Wednesday, August 26, 2015


Dear Olive,

In pursuit of this thing called work-life balance, I often hunt for older women who seem to have done it well.  Rare is the experience of stumbling upon someone in the profession with the rare gift of decisive problem-solving and constant social interaction without insecurity.

Women; in particular, are metacognitive.  We constantly self analyze, which can frequently become a veil between us and the big picture.  Sometimes, one will come across an individual with that spark of passion, governed by wisdom, fueled by charisma, and capable of dreaming big.  On occasion, I imagine that I am putting out a homing device to seek that sage colleague, who is poised to bestow her lessons onto me.

A few years ago, I curated a friendship with an amazing nurse prior to her retirement.  She was confident, knowledgable, engaging, and lovely.  She spoke of her 30 year romance as though it were a new bright flame and sought lessons and travel as though she were just getting to know the world.  She stood up for those who needed advocation, but required much of those who sought her.  I loved hearing about her new enthusiasms.  I relished that she was successful at everything she approached because of the stamina she applied to each task.

When she moved away at the end of the summer to a new adventure, I understood the rarity of her perspective: hopeful realism.  I often miss the constant exposure of the model she set for me, but this reminded me of her.

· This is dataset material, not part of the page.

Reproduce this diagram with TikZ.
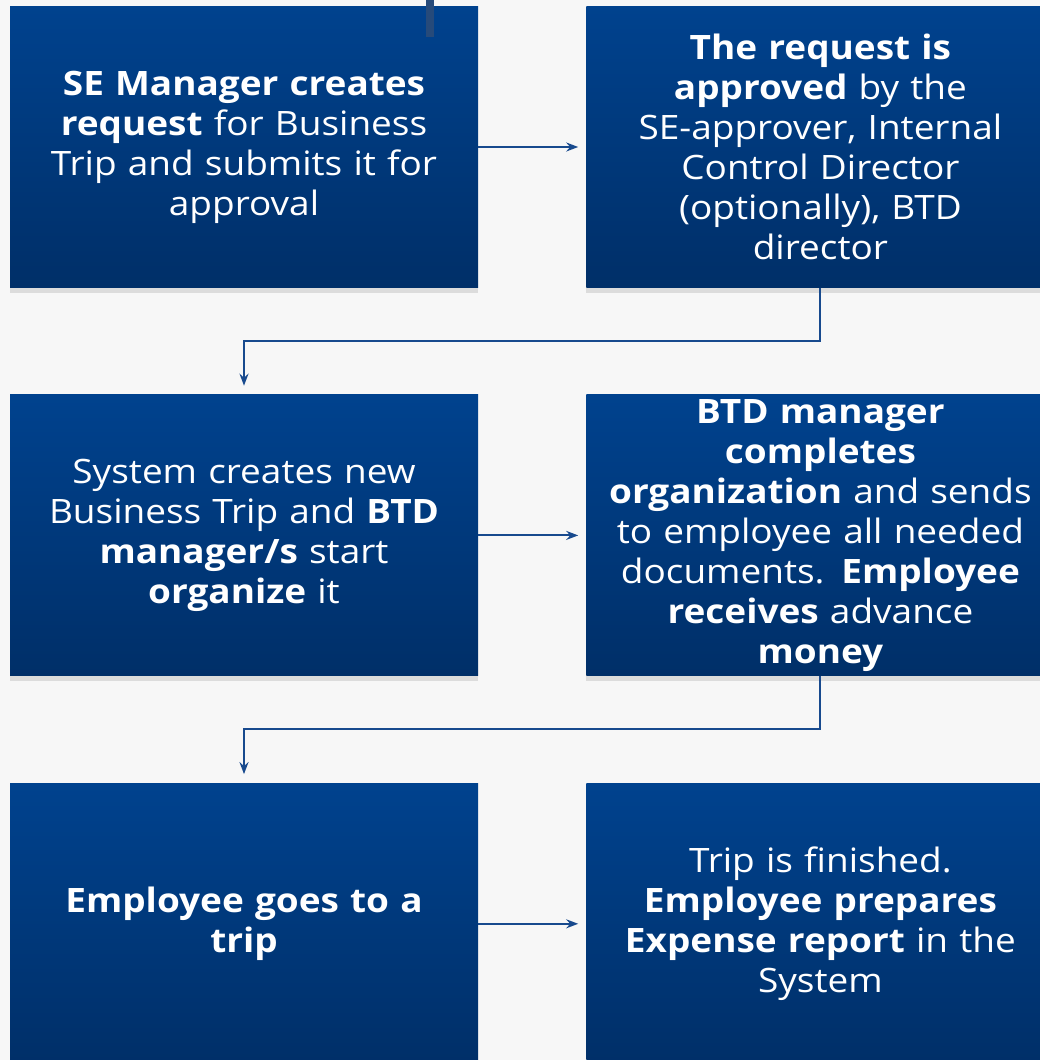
\documentclass[tikz,border=0pt]{standalone}
\usepackage{fontspec}
\setmainfont{Open Sans}[FakeStretch=1.1]
\usepackage{tikz}
\usetikzlibrary{arrows.meta,positioning,shadows}
\definecolor{boxtop}{RGB}{0,66,142}
\definecolor{boxbot}{RGB}{0,47,104}
\definecolor{flowln}{RGB}{24,74,142}
\definecolor{pagebg}{RGB}{247,247,247}
\definecolor{tabbar}{RGB}{38,74,122}
\tikzset{
  stepbox/.style={rectangle,minimum width=468pt,minimum height=281pt,inner sep=0pt,
                  text width=450pt,align=center,text=white,
                  top color=boxtop,bottom color=boxbot,
                  drop shadow={shadow xshift=0pt,shadow yshift=-5pt,opacity=.22},
                  font=\fontsize{33.6}{40}\selectfont},
  flow/.style={-{Stealth[length=12pt,width=9pt,inset=4pt]},line width=2pt,flowln},
}

\begin{document}
\begin{tikzpicture}[x=1pt,y=1pt]
  \useasboundingbox (0,0) rectangle (1040,-1060);
  \clip (0,0) rectangle (1040,-1060);
  \fill[pagebg] (0,0) rectangle (1040,-1060);
  % first row
  \node[stepbox] (request) at (244,-147)
    {\textbf{SE Manager creates}\\\textbf{request} for Business\\Trip and submits it for\\approval};
  \node[stepbox,right=108pt of request] (approve)
    {\textbf{The request is}\\\textbf{approved} by the\\SE-approver, Internal\\Control Director\\(optionally), BTD\\director};
  % second row
  \node[stepbox,below=107pt of request] (create)
    {System creates new\\Business Trip and \textbf{BTD}\\\textbf{manager/s} start\\\textbf{organize} it};
  \node[stepbox,right=108pt of create] (complete)
    {\textbf{BTD manager}\\\textbf{completes}\\\textbf{organization} and sends\\to employee all needed\\documents. \textbf{Employee}\\\textbf{receives} advance\\\textbf{money}};
  % third row
  \node[stepbox,below=107pt of create] (trip)
    {\textbf{Employee goes to a}\\\textbf{trip}};
  \node[stepbox,right=108pt of trip] (report)
    {Trip is finished.\\\textbf{Employee prepares}\\\textbf{Expense report} in the\\System};
  % small tab at top
  \fill[tabbar] (426,0) rectangle (434,-37);
  % connectors
  \draw[flow,shorten >=8pt] (request) -- (approve);
  \draw[flow,shorten >=8pt] (create) -- (complete);
  \draw[flow,shorten >=8pt] (trip) -- (report);
  \draw[flow,shorten >=9pt] (approve.south) -- ++(0,-53) -| (create.north);
  \draw[flow,shorten >=9pt] (complete.south) -- ++(0,-53) -| (trip.north);
\end{tikzpicture}
\end{document}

"...a young woman should enter a workplace and, upon looking around, see lots and lots and lots of established, successful females from which to collate a vision of herself: the loner, the sycophant, the ass-kicker, the honest broker, the backstabber, the flirt, the wheedler, the warm hug, the cold fish, the brainiac, the yeller, the whisperer, the diplomat, the hoop-jumper, the straight-A student, the zealot, the do-gooder. Role models don’t have to be superheroes, in other words, or even necessarily exemplary; there just have enough of them, and they have to have made it work."